While Tritico wouldn’t say if McVeigh expressed any remorse, he did share that the day of his execution was one of the hardest days of his career. Tritico, who is against the death penalty, was hoping to find a way to stop the execution. But McVeigh ordered his legal team not to appeal it anymore.
McVeigh’s original execution date was delayed after the FBI disclosed it had withheld more than 4,500 documents from the defense during the 1997 trial. However, the Justice Department said nothing in the documents cast doubt on the bomber’s guilt.
“There were about 1,000 reporters there from all over the world,” he described. “It was a very grueling few days while we were there… I was depressed that I didn’t get to finish the job I was brought in to do.”
McVeigh spent the final hours of his life in a stark isolation cell, where he was described as confronting death in good spirits, confident he was the “victor” in his one-man war against the government.
A source told Fox News at the time he was given his last rites just two hours before he was put to death. Two hundred and thirty-two survivors and relatives of his victims watched the execution on closed-circuit television in Oklahoma City. It was the first federal execution since 1963.
McVeigh passed away by lethal injection.
Tritico said he has no regrets defending the American terrorist in court and hopes the documentary will reveal the reason behind what many still call a controversial decision.
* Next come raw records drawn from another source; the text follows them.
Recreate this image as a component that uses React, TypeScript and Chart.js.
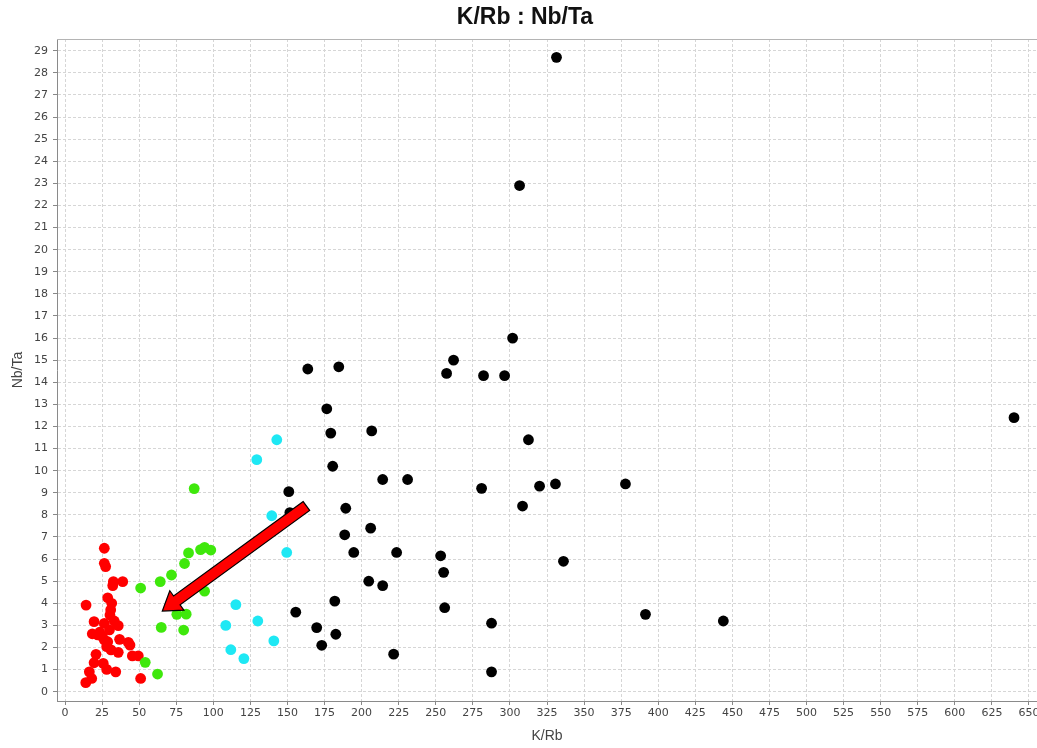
import React, { useEffect, useRef } from "react";
import { Chart, registerables } from "chart.js";

Chart.register(...registerables);

const chartTitle = "K/Rb : Nb/Ta";
const xAxisTitle = "K/Rb";
const yAxisTitle = "Nb/Ta";

const xTickValues = [0, 25, 50, 75, 100, 125, 150, 175, 200, 225, 250, 275, 300, 325, 350, 375, 400, 425, 450, 475, 500, 525, 550, 575, 600, 625, 650];
const yTickValues = [0, 1, 2, 3, 4, 5, 6, 7, 8, 9, 10, 11, 12, 13, 14, 15, 16, 17, 18, 19, 20, 21, 22, 23, 24, 25, 26, 27, 28, 29];

const blackX = [331.4, 306.5, 301.8, 262, 257.3, 282.2, 296.4, 163.7, 184.6, 176.5, 179.2, 206.8, 312.5, 639.9, 180.5, 214.2, 231, 280.9, 320, 330.7, 377.9, 308.5, 150.9, 151.6, 189.3, 188.6, 206.1, 194.7, 223.6, 253.3, 255.3, 336.1, 204.8, 214.2, 181.9, 256, 155.6, 391.4, 443.9, 169.7, 287.6, 182.6, 173.1, 221.6, 287.6];
const blackY = [28.7, 22.9, 16.0, 15.0, 14.4, 14.3, 14.3, 14.6, 14.7, 12.8, 11.7, 11.8, 11.4, 12.4, 10.2, 9.6, 9.6, 9.2, 9.3, 9.4, 9.4, 8.4, 9.05, 8.1, 8.3, 7.1, 7.4, 6.3, 6.3, 6.15, 5.4, 5.9, 5.0, 4.8, 4.1, 3.8, 3.6, 3.5, 3.2, 2.9, 3.1, 2.6, 2.1, 1.7, 0.9];

const cyanX = [142.8, 129.3, 139.4, 149.5, 115.2, 108.4, 130, 140.8, 111.8, 120.6];
const cyanY = [11.4, 10.5, 7.96, 6.3, 3.94, 3.0, 3.2, 2.3, 1.9, 1.5];

const greenX = [87.1, 83.3, 91.4, 94.1, 98.3, 80.6, 71.8, 64.2, 51, 94.1, 75.4, 81.7, 64.9, 80, 54.1, 62.4];
const greenY = [9.19, 6.28, 6.43, 6.53, 6.41, 5.8, 5.28, 4.98, 4.69, 4.55, 3.5, 3.51, 2.91, 2.79, 1.33, 0.8];

const redX = [26.5, 26.5, 27.4, 32.6, 38.9, 32.2, 28.8, 31.5, 14.2, 30.8, 30.3, 19.6, 26.5, 33.2, 35.9, 18.4, 23.4, 26.5, 25.2, 28.8, 36.8, 42.7, 43.8, 28.1, 31, 35.9, 20.9, 45.4, 49.4, 19.6, 25.8, 28.1, 34.2, 16.4, 18, 14, 51, 22, 30];
const redY = [6.49, 5.81, 5.66, 4.98, 4.98, 4.8, 4.25, 4.0, 3.92, 3.7, 3.47, 3.17, 3.09, 3.2, 2.99, 2.62, 2.69, 2.34, 2.49, 2.26, 2.37, 2.23, 2.11, 2.04, 1.89, 1.78, 1.69, 1.62, 1.62, 1.31, 1.28, 1.01, 0.9, 0.9, 0.6, 0.41, 0.6, 2.57, 2.8];

// arrow annotation in data units: tail -> tip
const arrowFrom = [162.8, 8.4];
const arrowTo = [65.6, 3.65];

const pts = (xs: number[], ys: number[]) => xs.map((x, i) => ({ x, y: ys[i] }));

const titlePlugin = {
  id: "customTitle",
  afterDraw(chart: any) {
    const ctx = chart.ctx;
    ctx.save();
    ctx.font = "bold 23px 'Liberation Sans', Arial, sans-serif";
    ctx.fillStyle = "#111";
    ctx.textAlign = "center";
    ctx.textBaseline = "middle";
    ctx.fillText(chartTitle, 525, 18);
    ctx.restore();
  },
};

const framePlugin = {
  id: "frame",
  beforeDatasetsDraw(chart: any) {
    const { ctx, chartArea } = chart;
    ctx.save();
    ctx.strokeStyle = "#b4b4b4";
    ctx.lineWidth = 1;
    ctx.beginPath();
    ctx.moveTo(chartArea.left, chartArea.top + 0.5);
    ctx.lineTo(chartArea.right, chartArea.top + 0.5);
    ctx.stroke();
    ctx.restore();
  },
};

const arrowPlugin = {
  id: "arrow",
  afterDatasetsDraw(chart: any) {
    const { ctx } = chart;
    const xs = chart.scales.x;
    const ys = chart.scales.y;
    const x1 = xs.getPixelForValue(arrowFrom[0]);
    const y1 = ys.getPixelForValue(arrowFrom[1]);
    const x2 = xs.getPixelForValue(arrowTo[0]);
    const y2 = ys.getPixelForValue(arrowTo[1]);
    const dx = x2 - x1;
    const dy = y2 - y1;
    const len = Math.hypot(dx, dy);
    const ux = dx / len;
    const uy = dy / len;
    const nx = -uy;
    const ny = ux;
    const shaftHalf = 5.5;
    const headHalf = 12;
    const headLen = 18;
    const bx = x2 - ux * headLen;
    const by = y2 - uy * headLen;
    ctx.save();
    ctx.beginPath();
    ctx.moveTo(x1 + nx * shaftHalf, y1 + ny * shaftHalf);
    ctx.lineTo(bx + nx * shaftHalf, by + ny * shaftHalf);
    ctx.lineTo(bx + nx * headHalf, by + ny * headHalf);
    ctx.lineTo(x2, y2);
    ctx.lineTo(bx - nx * headHalf, by - ny * headHalf);
    ctx.lineTo(bx - nx * shaftHalf, by - ny * shaftHalf);
    ctx.lineTo(x1 - nx * shaftHalf, y1 - ny * shaftHalf);
    ctx.closePath();
    ctx.fillStyle = "#ff0000";
    ctx.fill();
    ctx.strokeStyle = "#000";
    ctx.lineWidth = 1.2;
    ctx.lineJoin = "miter";
    ctx.stroke();
    ctx.restore();
  },
};

export default function App() {
  const canvasRef = useRef<HTMLCanvasElement | null>(null);

  useEffect(() => {
    const canvas = canvasRef.current;
    if (!canvas) return;
    const tickFont = { family: "'DejaVu Sans', sans-serif", size: 11 };
    const axisTitleFont = { family: "'Liberation Sans', Arial, sans-serif", size: 14 };
    const mk = (label: string, data: any[], color: string) => ({
      label,
      data,
      backgroundColor: color,
      borderColor: color,
      borderWidth: 0,
      pointRadius: 5.4,
      pointHoverRadius: 5.4,
      showLine: false,
    });
    const chart = new Chart(canvas, {
      type: "scatter",
      data: {
        datasets: [
          mk("black", pts(blackX, blackY), "#000000"),
          mk("cyan", pts(cyanX, cyanY), "#1ee8f4"),
          mk("green", pts(greenX, greenY), "#3fe80c"),
          mk("red", pts(redX, redY), "#ff0000"),
        ],
      },
      options: {
        responsive: false,
        animation: false,
        devicePixelRatio: 1,
        layout: { autoPadding: false, padding: { top: 39, left: 0, right: 0, bottom: 0 } },
        plugins: {
          legend: { display: false },
          title: { display: false },
          tooltip: { enabled: false },
        },
        scales: {
          x: {
            type: "linear",
            min: -5.4,
            max: 655.4,
            afterBuildTicks: (s: any) => {
              s.ticks = xTickValues.map((v) => ({ value: v }));
            },
            afterFit: (s: any) => {
              s.height = 47;
              s.paddingLeft = 0;
              s.paddingRight = 0;
            },
            ticks: { font: tickFont, color: "#444", padding: 2, maxRotation: 0, autoSkip: false },
            grid: { color: "#d6d6d6", tickColor: "#888", tickLength: 4, lineWidth: 1 },
            border: { display: true, color: "#8a8a8a", width: 1, dash: [3, 2] },
            title: { display: true, text: xAxisTitle, font: axisTitleFont, color: "#444", padding: { top: 0, bottom: 3 } },
          },
          y: {
            type: "linear",
            min: -0.42,
            max: 29.53,
            afterBuildTicks: (s: any) => {
              s.ticks = yTickValues.map((v) => ({ value: v }));
            },
            afterFit: (s: any) => {
              s.width = 57;
              s.paddingTop = 0;
              s.paddingBottom = 0;
            },
            ticks: { font: tickFont, color: "#444", padding: 5, autoSkip: false },
            grid: { color: "#d6d6d6", tickColor: "#888", tickLength: 4, lineWidth: 1 },
            border: { display: true, color: "#8a8a8a", width: 1, dash: [3, 2] },
            title: { display: true, text: yAxisTitle, font: axisTitleFont, color: "#444", padding: { top: 10, bottom: 0 } },
          },
        },
      },
      plugins: [framePlugin, arrowPlugin, titlePlugin],
    } as any);
    return () => chart.destroy();
  }, []);

  return (
    <div style={{ position: "absolute", left: 0, top: 0, width: 1037, height: 748, background: "#fff", overflow: "hidden" }}>
      <canvas ref={canvasRef} width={1037} height={748} style={{ width: 1037, height: 748, display: "block" }} />
    </div>
  );
}
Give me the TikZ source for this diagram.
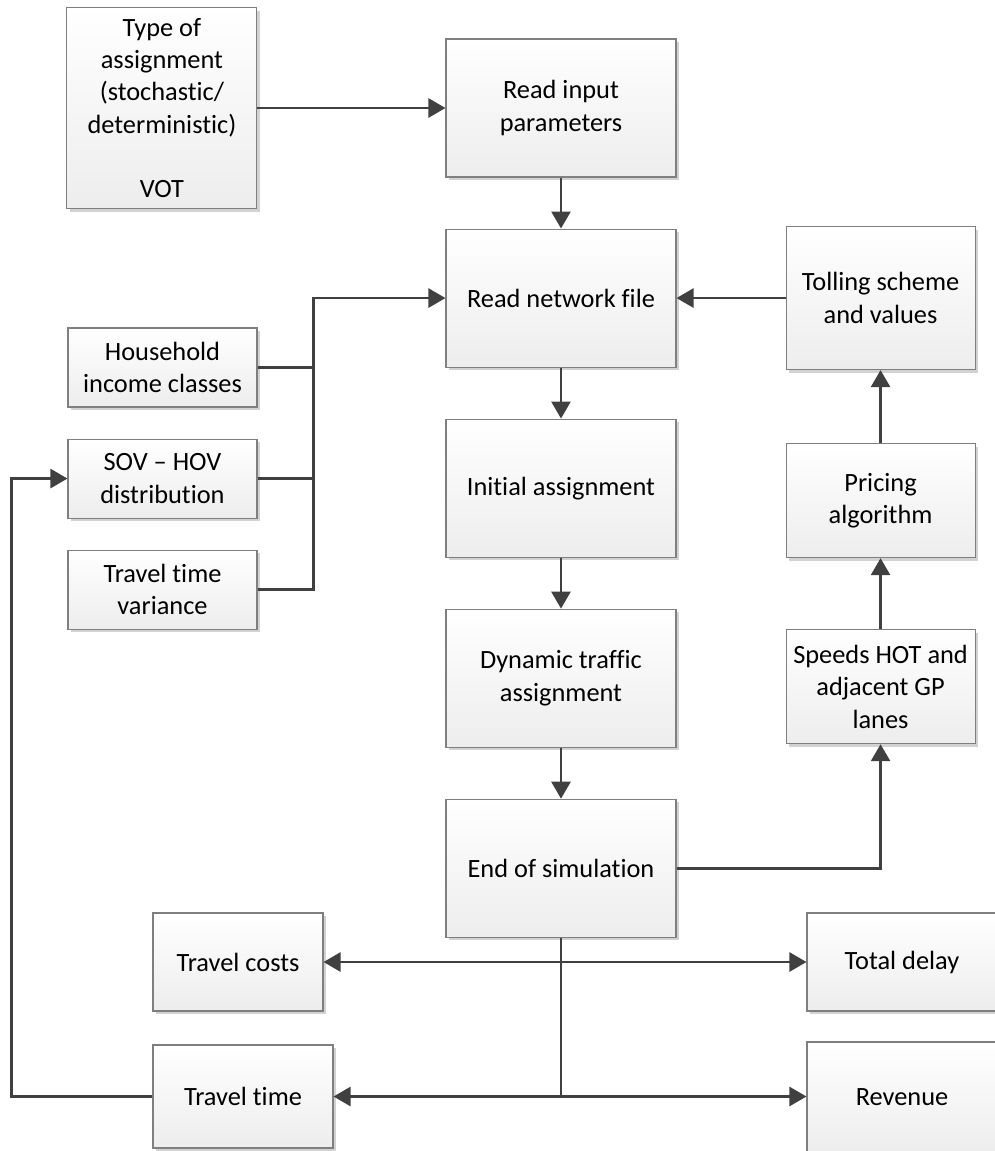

“I hope what people get from this episode and from this whole series is a deeper understanding of what our Constitution does and what we do in protecting it and ensuring that it works for everyone,” he explained. “If it can’t work for the Tim McVeighs… it will never work for the people charged with DWI or the people charged with simple assault. Because once we say to Tim McVeigh ‘We hate you so much, we hate what you did so much, we’re not going to give you the full protection of our Constitution,’ that’s the beginning of the end.
“I want people to take away from this show that people like me, people like all of us who are highlighted in this show, have to stand up for the worst society has to offer to ensure that our Constitution protects the best that our society has to offer.”
"In Defense Of" airs Monday at 9 p.m. on Oxygen.